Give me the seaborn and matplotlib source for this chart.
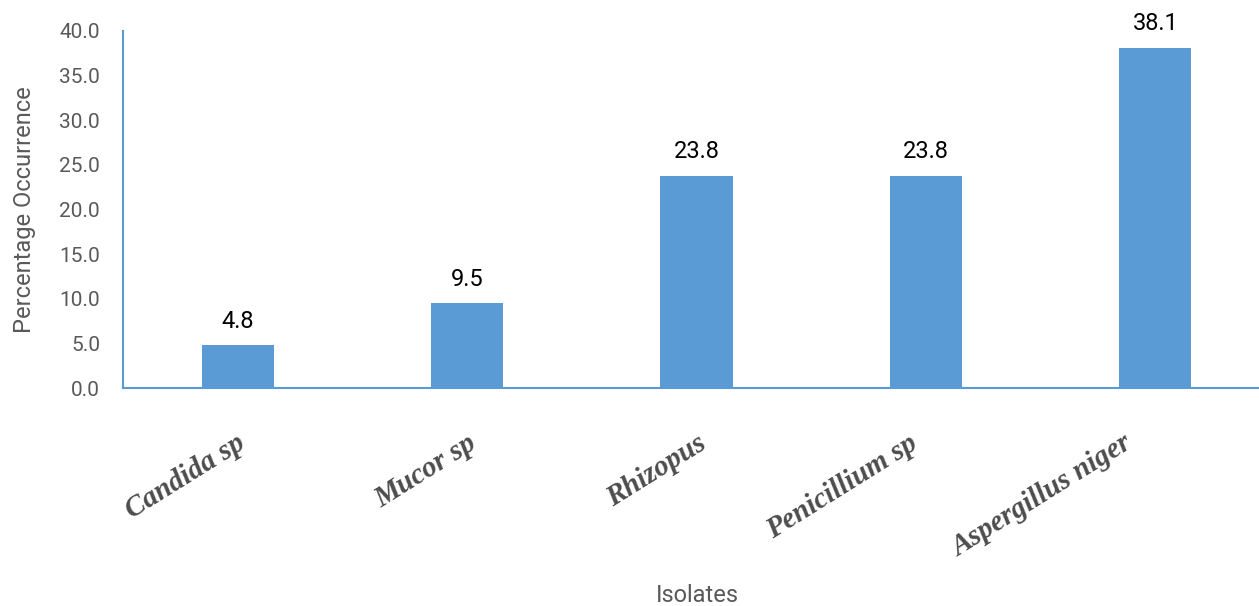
import matplotlib
matplotlib.use("Agg")
import matplotlib.pyplot as plt
import matplotlib.transforms as mtransforms
from matplotlib.font_manager import FontProperties
import seaborn as sns
import pandas as pd

categories = ["Candida sp", "Mucor sp", "Rhizopus", "Penicillium sp", "Aspergillus niger"]
values = [4.8, 9.5, 23.8, 23.8, 38.1]
yticks = [0, 5, 10, 15, 20, 25, 30, 35, 40]

sns.set_theme(style="white")
plt.rcParams['font.family'] = ['Roboto', 'DejaVu Sans']

W, H = 1259, 606
fig = plt.figure(figsize=(W/100, H/100), dpi=100)
left, right, top, bottom = 123, 1270, 31, 388
ax = fig.add_axes([left/W, 1-bottom/H, (right-left)/W, (bottom-top)/H])

df = pd.DataFrame({"Isolate": categories, "Value": values})
blue = "#5B9BD5"
sns.barplot(data=df, x="Isolate", y="Value", color=blue, width=0.314, ax=ax,
            saturation=1, edgecolor="none")

ax.set_ylim(0, 40)
ax.set_xlim(-0.5, 4.5)
ax.set_yticks(yticks)
ax.set_yticklabels([f"{v:.1f}" for v in yticks], color="#595959", fontsize=15)
ax.tick_params(axis='y', length=0, pad=16.5)
ax.tick_params(axis='x', length=0, pad=30)
ax.set_xticks(range(len(categories)))
ax.set_xticklabels(categories, rotation=32, ha='right', rotation_mode='anchor',
                   color="#4d4d4d")
fp = FontProperties(family='Liberation Serif', weight='bold', style='italic', size=21)
for lbl in ax.get_xticklabels():
    lbl.set_fontproperties(fp)

for s in ['top', 'right']:
    ax.spines[s].set_visible(False)
for s in ['left', 'bottom']:
    ax.spines[s].set_color(blue)
    ax.spines[s].set_linewidth(1.5)

for i, v in enumerate(values):
    ax.annotate(f"{v:.1f}", (i, v), xytext=(0, 9), textcoords='offset points',
                ha='center', va='bottom', fontsize=17, color="black")

ax.set_ylabel("Percentage Occurrence", color="#595959", fontsize=17, labelpad=17)
ax.set_xlabel("")
fig.text(697/W, 1-595/H, "Isolates", ha='center', va='center', fontsize=17, color="#595959")

# longer labels sit a little further left, as in the source
fig.canvas.draw()
renderer = fig.canvas.get_renderer()
for lbl in ax.get_xticklabels():
    w = lbl.get_window_extent(renderer).width
    dx = -max(0.0, w - 125) * 0.5
    lbl.set_transform(lbl.get_transform() + mtransforms.Affine2D().translate(dx, 0))

fig.savefig("out.png", dpi=100)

-------------------------

* _Task brief_
Leave the pictures out and please restate exactly the lines running from the start of the material through the one with "plt.rcParams['font.family'] = ['Roboto', 'DejaVu".

* _Answer to the problem_
Give me the seaborn and matplotlib source for this chart.
import matplotlib
matplotlib.use("Agg")
import matplotlib.pyplot as plt
import matplotlib.transforms as mtransforms
from matplotlib.font_manager import FontProperties
import seaborn as sns
import pandas as pd

categories = ["Candida sp", "Mucor sp", "Rhizopus", "Penicillium sp", "Aspergillus niger"]
values = [4.8, 9.5, 23.8, 23.8, 38.1]
yticks = [0, 5, 10, 15, 20, 25, 30, 35, 40]

sns.set_theme(style="white")
plt.rcParams['font.family'] = ['Roboto', 'DejaVu Sans']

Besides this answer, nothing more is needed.